» DATA SECTION
----

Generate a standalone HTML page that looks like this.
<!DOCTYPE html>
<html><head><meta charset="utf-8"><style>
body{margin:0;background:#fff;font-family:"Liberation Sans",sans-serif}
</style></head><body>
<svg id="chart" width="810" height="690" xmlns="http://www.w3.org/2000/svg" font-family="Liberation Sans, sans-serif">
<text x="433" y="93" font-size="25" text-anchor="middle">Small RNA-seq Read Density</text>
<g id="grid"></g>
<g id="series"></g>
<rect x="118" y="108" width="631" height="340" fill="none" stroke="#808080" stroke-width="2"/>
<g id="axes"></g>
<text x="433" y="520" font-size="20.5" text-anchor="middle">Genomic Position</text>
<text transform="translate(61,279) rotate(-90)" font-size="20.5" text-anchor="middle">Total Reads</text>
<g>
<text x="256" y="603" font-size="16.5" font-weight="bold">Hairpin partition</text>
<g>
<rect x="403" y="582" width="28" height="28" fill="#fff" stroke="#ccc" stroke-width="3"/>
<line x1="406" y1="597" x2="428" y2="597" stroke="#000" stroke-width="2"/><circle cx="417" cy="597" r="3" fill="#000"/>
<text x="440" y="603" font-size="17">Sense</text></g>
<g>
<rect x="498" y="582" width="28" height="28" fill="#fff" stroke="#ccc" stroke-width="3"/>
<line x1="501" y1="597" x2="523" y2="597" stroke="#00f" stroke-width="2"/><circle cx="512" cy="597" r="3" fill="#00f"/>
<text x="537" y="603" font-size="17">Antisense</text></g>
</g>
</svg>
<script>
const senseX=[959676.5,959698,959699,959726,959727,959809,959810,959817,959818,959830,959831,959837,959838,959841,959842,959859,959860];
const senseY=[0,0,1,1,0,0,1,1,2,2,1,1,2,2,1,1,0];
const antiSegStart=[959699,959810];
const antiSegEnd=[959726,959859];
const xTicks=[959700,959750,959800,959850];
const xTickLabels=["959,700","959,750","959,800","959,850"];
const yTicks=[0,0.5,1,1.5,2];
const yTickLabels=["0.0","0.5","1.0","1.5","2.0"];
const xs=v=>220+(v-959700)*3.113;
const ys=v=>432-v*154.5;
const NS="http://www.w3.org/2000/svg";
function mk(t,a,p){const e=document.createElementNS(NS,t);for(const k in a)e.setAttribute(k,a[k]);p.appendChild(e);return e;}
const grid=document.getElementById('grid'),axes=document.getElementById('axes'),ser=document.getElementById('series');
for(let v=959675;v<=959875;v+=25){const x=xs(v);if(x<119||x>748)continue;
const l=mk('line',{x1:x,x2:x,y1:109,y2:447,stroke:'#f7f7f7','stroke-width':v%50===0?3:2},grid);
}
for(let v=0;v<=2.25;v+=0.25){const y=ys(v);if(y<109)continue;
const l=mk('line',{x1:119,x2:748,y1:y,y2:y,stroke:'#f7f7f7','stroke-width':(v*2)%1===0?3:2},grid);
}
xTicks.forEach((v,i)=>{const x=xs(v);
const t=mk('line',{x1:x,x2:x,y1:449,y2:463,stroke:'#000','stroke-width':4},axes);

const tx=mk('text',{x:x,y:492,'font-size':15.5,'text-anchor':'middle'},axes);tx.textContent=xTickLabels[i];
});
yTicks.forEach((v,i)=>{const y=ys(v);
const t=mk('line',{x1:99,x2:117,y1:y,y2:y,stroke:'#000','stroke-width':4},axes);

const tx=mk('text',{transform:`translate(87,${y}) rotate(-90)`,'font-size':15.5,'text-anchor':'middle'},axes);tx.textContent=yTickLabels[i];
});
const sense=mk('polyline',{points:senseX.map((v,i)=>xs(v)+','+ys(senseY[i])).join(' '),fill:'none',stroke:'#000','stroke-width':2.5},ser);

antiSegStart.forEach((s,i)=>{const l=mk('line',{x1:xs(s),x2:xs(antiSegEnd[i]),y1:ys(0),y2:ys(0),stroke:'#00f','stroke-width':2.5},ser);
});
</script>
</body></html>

----

» GIVEN TASK
Print again each line of the listing above, exactly as it appears.

» WORKED ANSWER
Generate a standalone HTML page that looks like this.
<!DOCTYPE html>
<html><head><meta charset="utf-8"><style>
body{margin:0;background:#fff;font-family:"Liberation Sans",sans-serif}
</style></head><body>
<svg id="chart" width="810" height="690" xmlns="http://www.w3.org/2000/svg" font-family="Liberation Sans, sans-serif">
<text x="433" y="93" font-size="25" text-anchor="middle">Small RNA-seq Read Density</text>
<g id="grid"></g>
<g id="series"></g>
<rect x="118" y="108" width="631" height="340" fill="none" stroke="#808080" stroke-width="2"/>
<g id="axes"></g>
<text x="433" y="520" font-size="20.5" text-anchor="middle">Genomic Position</text>
<text transform="translate(61,279) rotate(-90)" font-size="20.5" text-anchor="middle">Total Reads</text>
<g>
<text x="256" y="603" font-size="16.5" font-weight="bold">Hairpin partition</text>
<g>
<rect x="403" y="582" width="28" height="28" fill="#fff" stroke="#ccc" stroke-width="3"/>
<line x1="406" y1="597" x2="428" y2="597" stroke="#000" stroke-width="2"/><circle cx="417" cy="597" r="3" fill="#000"/>
<text x="440" y="603" font-size="17">Sense</text></g>
<g>
<rect x="498" y="582" width="28" height="28" fill="#fff" stroke="#ccc" stroke-width="3"/>
<line x1="501" y1="597" x2="523" y2="597" stroke="#00f" stroke-width="2"/><circle cx="512" cy="597" r="3" fill="#00f"/>
<text x="537" y="603" font-size="17">Antisense</text></g>
</g>
</svg>
<script>
const senseX=[959676.5,959698,959699,959726,959727,959809,959810,959817,959818,959830,959831,959837,959838,959841,959842,959859,959860];
const senseY=[0,0,1,1,0,0,1,1,2,2,1,1,2,2,1,1,0];
const antiSegStart=[959699,959810];
const antiSegEnd=[959726,959859];
const xTicks=[959700,959750,959800,959850];
const xTickLabels=["959,700","959,750","959,800","959,850"];
const yTicks=[0,0.5,1,1.5,2];
const yTickLabels=["0.0","0.5","1.0","1.5","2.0"];
const xs=v=>220+(v-959700)*3.113;
const ys=v=>432-v*154.5;
const NS="http://www.w3.org/2000/svg";
function mk(t,a,p){const e=document.createElementNS(NS,t);for(const k in a)e.setAttribute(k,a[k]);p.appendChild(e);return e;}
const grid=document.getElementById('grid'),axes=document.getElementById('axes'),ser=document.getElementById('series');
for(let v=959675;v<=959875;v+=25){const x=xs(v);if(x<119||x>748)continue;
const l=mk('line',{x1:x,x2:x,y1:109,y2:447,stroke:'#f7f7f7','stroke-width':v%50===0?3:2},grid);
}
for(let v=0;v<=2.25;v+=0.25){const y=ys(v);if(y<109)continue;
const l=mk('line',{x1:119,x2:748,y1:y,y2:y,stroke:'#f7f7f7','stroke-width':(v*2)%1===0?3:2},grid);
}
xTicks.forEach((v,i)=>{const x=xs(v);
const t=mk('line',{x1:x,x2:x,y1:449,y2:463,stroke:'#000','stroke-width':4},axes);

const tx=mk('text',{x:x,y:492,'font-size':15.5,'text-anchor':'middle'},axes);tx.textContent=xTickLabels[i];
});
yTicks.forEach((v,i)=>{const y=ys(v);
const t=mk('line',{x1:99,x2:117,y1:y,y2:y,stroke:'#000','stroke-width':4},axes);

const tx=mk('text',{transform:`translate(87,${y}) rotate(-90)`,'font-size':15.5,'text-anchor':'middle'},axes);tx.textContent=yTickLabels[i];
});
const sense=mk('polyline',{points:senseX.map((v,i)=>xs(v)+','+ys(senseY[i])).join(' '),fill:'none',stroke:'#000','stroke-width':2.5},ser);

antiSegStart.forEach((s,i)=>{const l=mk('line',{x1:xs(s),x2:xs(antiSegEnd[i]),y1:ys(0),y2:ys(0),stroke:'#00f','stroke-width':2.5},ser);
});
</script>
</body></html>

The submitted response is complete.